» The request: Print the entries in full, word for word, but not the pictures.

***

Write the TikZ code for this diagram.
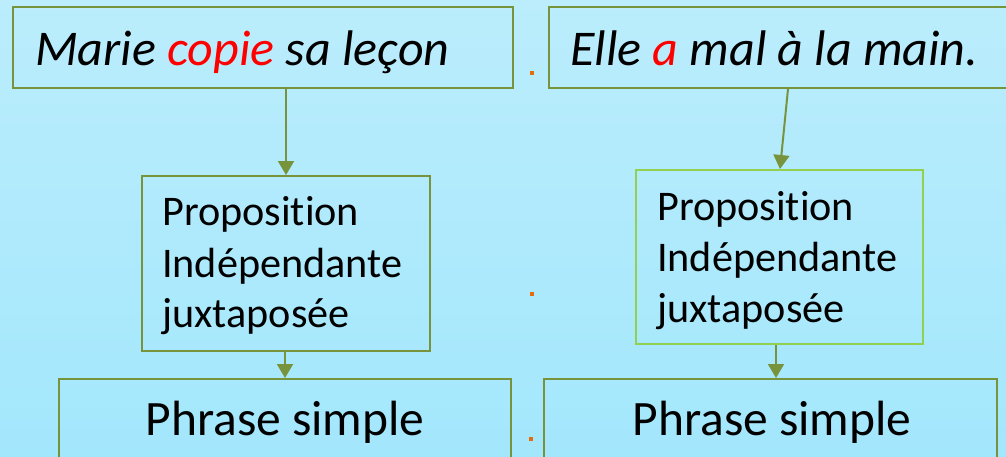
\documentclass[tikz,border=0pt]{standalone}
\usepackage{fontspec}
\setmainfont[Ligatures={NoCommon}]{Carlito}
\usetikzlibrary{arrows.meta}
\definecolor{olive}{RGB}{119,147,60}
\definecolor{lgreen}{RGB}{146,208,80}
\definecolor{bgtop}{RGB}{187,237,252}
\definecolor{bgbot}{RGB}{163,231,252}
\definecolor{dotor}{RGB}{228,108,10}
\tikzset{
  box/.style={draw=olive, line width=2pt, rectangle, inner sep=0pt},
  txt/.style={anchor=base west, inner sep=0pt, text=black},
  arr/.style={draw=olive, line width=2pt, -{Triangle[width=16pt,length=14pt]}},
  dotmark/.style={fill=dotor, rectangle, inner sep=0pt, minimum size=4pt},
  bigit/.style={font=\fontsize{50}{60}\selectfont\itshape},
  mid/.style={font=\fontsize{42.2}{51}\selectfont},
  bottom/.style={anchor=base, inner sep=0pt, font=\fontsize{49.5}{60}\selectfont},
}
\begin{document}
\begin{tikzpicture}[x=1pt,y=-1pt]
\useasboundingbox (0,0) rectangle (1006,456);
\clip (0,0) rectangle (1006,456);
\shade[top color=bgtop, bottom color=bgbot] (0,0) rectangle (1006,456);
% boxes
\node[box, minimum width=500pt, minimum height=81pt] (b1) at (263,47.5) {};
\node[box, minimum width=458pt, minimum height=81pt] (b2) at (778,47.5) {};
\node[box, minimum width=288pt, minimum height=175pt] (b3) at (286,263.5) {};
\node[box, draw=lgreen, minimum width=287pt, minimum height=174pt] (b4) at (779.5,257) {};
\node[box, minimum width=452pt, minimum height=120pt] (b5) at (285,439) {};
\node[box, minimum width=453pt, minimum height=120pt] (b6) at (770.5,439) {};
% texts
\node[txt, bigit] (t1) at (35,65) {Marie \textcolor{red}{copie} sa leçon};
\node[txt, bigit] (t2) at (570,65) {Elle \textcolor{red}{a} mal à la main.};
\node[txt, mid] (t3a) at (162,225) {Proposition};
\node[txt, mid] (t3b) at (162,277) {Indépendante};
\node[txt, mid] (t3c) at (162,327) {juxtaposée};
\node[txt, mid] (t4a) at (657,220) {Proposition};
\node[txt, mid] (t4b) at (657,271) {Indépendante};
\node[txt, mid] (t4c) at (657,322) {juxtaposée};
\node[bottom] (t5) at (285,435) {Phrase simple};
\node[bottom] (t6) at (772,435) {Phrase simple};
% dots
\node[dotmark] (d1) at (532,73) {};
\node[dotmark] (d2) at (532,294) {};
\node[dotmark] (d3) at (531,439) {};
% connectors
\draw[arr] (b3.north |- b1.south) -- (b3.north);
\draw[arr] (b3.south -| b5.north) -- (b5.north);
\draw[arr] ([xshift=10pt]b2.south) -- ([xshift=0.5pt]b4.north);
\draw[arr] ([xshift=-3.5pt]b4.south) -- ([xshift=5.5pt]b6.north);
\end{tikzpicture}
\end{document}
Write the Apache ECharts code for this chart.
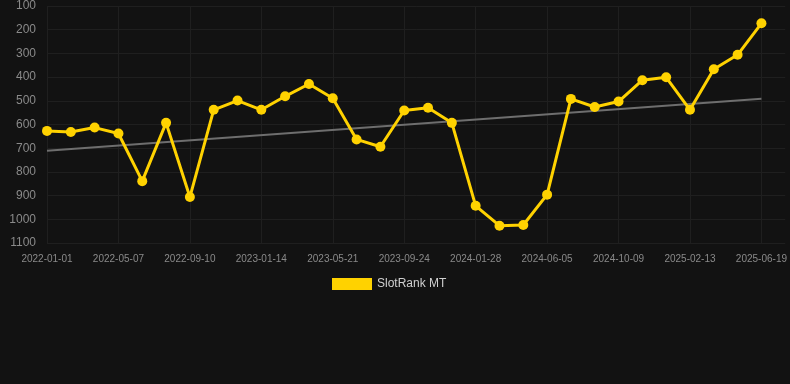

***

» Problem solution:
Write the TikZ code for this diagram.
\documentclass[tikz,border=0pt]{standalone}
\usepackage{fontspec}
\setmainfont[Ligatures={NoCommon}]{Carlito}
\usetikzlibrary{arrows.meta}
\definecolor{olive}{RGB}{119,147,60}
\definecolor{lgreen}{RGB}{146,208,80}
\definecolor{bgtop}{RGB}{187,237,252}
\definecolor{bgbot}{RGB}{163,231,252}
\definecolor{dotor}{RGB}{228,108,10}
\tikzset{
  box/.style={draw=olive, line width=2pt, rectangle, inner sep=0pt},
  txt/.style={anchor=base west, inner sep=0pt, text=black},
  arr/.style={draw=olive, line width=2pt, -{Triangle[width=16pt,length=14pt]}},
  dotmark/.style={fill=dotor, rectangle, inner sep=0pt, minimum size=4pt},
  bigit/.style={font=\fontsize{50}{60}\selectfont\itshape},
  mid/.style={font=\fontsize{42.2}{51}\selectfont},
  bottom/.style={anchor=base, inner sep=0pt, font=\fontsize{49.5}{60}\selectfont},
}
\begin{document}
\begin{tikzpicture}[x=1pt,y=-1pt]
\useasboundingbox (0,0) rectangle (1006,456);
\clip (0,0) rectangle (1006,456);
\shade[top color=bgtop, bottom color=bgbot] (0,0) rectangle (1006,456);
% boxes
\node[box, minimum width=500pt, minimum height=81pt] (b1) at (263,47.5) {};
\node[box, minimum width=458pt, minimum height=81pt] (b2) at (778,47.5) {};
\node[box, minimum width=288pt, minimum height=175pt] (b3) at (286,263.5) {};
\node[box, draw=lgreen, minimum width=287pt, minimum height=174pt] (b4) at (779.5,257) {};
\node[box, minimum width=452pt, minimum height=120pt] (b5) at (285,439) {};
\node[box, minimum width=453pt, minimum height=120pt] (b6) at (770.5,439) {};
% texts
\node[txt, bigit] (t1) at (35,65) {Marie \textcolor{red}{copie} sa leçon};
\node[txt, bigit] (t2) at (570,65) {Elle \textcolor{red}{a} mal à la main.};
\node[txt, mid] (t3a) at (162,225) {Proposition};
\node[txt, mid] (t3b) at (162,277) {Indépendante};
\node[txt, mid] (t3c) at (162,327) {juxtaposée};
\node[txt, mid] (t4a) at (657,220) {Proposition};
\node[txt, mid] (t4b) at (657,271) {Indépendante};
\node[txt, mid] (t4c) at (657,322) {juxtaposée};
\node[bottom] (t5) at (285,435) {Phrase simple};
\node[bottom] (t6) at (772,435) {Phrase simple};
% dots
\node[dotmark] (d1) at (532,73) {};
\node[dotmark] (d2) at (532,294) {};
\node[dotmark] (d3) at (531,439) {};
% connectors
\draw[arr] (b3.north |- b1.south) -- (b3.north);
\draw[arr] (b3.south -| b5.north) -- (b5.north);
\draw[arr] ([xshift=10pt]b2.south) -- ([xshift=0.5pt]b4.north);
\draw[arr] ([xshift=-3.5pt]b4.south) -- ([xshift=5.5pt]b6.north);
\end{tikzpicture}
\end{document}
Write the Apache ECharts code for this chart.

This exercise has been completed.